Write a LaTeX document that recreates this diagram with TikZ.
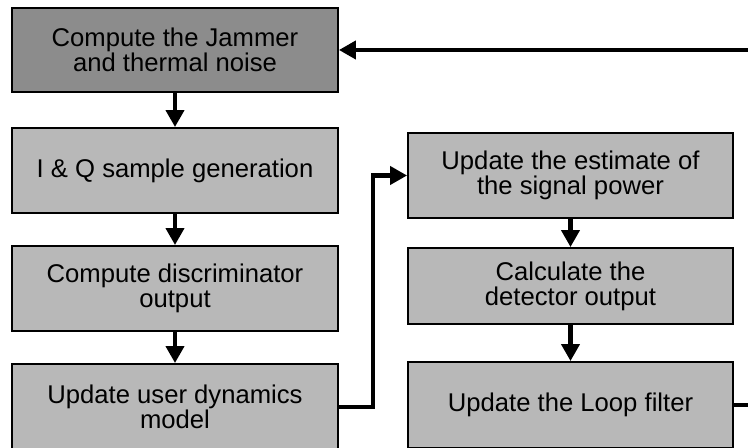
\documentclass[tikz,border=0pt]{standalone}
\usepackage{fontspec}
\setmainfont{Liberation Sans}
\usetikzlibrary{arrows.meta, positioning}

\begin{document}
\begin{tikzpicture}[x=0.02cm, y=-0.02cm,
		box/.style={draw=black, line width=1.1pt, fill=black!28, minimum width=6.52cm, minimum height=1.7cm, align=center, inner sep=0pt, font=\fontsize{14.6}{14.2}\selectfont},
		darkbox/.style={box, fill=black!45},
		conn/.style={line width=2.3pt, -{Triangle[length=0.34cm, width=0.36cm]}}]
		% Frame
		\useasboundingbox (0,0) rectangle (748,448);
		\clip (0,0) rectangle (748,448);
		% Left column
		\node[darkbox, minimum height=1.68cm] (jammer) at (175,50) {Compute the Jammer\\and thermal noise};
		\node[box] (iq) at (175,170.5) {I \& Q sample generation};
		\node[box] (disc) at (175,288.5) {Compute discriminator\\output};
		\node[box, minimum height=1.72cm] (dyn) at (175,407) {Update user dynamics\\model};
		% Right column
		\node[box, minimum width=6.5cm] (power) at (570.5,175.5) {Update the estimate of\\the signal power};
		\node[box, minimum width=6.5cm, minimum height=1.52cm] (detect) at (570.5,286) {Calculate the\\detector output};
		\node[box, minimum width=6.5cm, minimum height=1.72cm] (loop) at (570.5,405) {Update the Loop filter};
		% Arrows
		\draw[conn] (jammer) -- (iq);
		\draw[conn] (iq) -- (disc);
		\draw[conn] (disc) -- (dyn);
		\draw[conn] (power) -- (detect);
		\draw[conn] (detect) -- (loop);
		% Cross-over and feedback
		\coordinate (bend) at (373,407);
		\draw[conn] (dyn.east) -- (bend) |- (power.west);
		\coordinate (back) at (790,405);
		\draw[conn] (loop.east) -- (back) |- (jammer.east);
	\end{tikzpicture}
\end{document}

☆ ☆ ☆ ☆ ☆ ☆ ☆

Copy out the listing exactly as it stands, but not the pictures.

Write a LaTeX document that recreates this diagram with TikZ.
\documentclass[tikz,border=0pt]{standalone}
\usepackage{fontspec}
\setmainfont{Liberation Sans}
\usetikzlibrary{arrows.meta, positioning}

\begin{document}
\begin{tikzpicture}[x=0.02cm, y=-0.02cm,
		box/.style={draw=black, line width=1.1pt, fill=black!28, minimum width=6.52cm, minimum height=1.7cm, align=center, inner sep=0pt, font=\fontsize{14.6}{14.2}\selectfont},
		darkbox/.style={box, fill=black!45},
		conn/.style={line width=2.3pt, -{Triangle[length=0.34cm, width=0.36cm]}}]
		% Frame
		\useasboundingbox (0,0) rectangle (748,448);
		\clip (0,0) rectangle (748,448);
		% Left column
		\node[darkbox, minimum height=1.68cm] (jammer) at (175,50) {Compute the Jammer\\and thermal noise};
		\node[box] (iq) at (175,170.5) {I \& Q sample generation};
		\node[box] (disc) at (175,288.5) {Compute discriminator\\output};
		\node[box, minimum height=1.72cm] (dyn) at (175,407) {Update user dynamics\\model};
		% Right column
		\node[box, minimum width=6.5cm] (power) at (570.5,175.5) {Update the estimate of\\the signal power};
		\node[box, minimum width=6.5cm, minimum height=1.52cm] (detect) at (570.5,286) {Calculate the\\detector output};
		\node[box, minimum width=6.5cm, minimum height=1.72cm] (loop) at (570.5,405) {Update the Loop filter};
		% Arrows
		\draw[conn] (jammer) -- (iq);
		\draw[conn] (iq) -- (disc);
		\draw[conn] (disc) -- (dyn);
		\draw[conn] (power) -- (detect);
		\draw[conn] (detect) -- (loop);
		% Cross-over and feedback
		\coordinate (bend) at (373,407);
		\draw[conn] (dyn.east) -- (bend) |- (power.west);
		\coordinate (back) at (790,405);
		\draw[conn] (loop.east) -- (back) |- (jammer.east);
	\end{tikzpicture}
\end{document}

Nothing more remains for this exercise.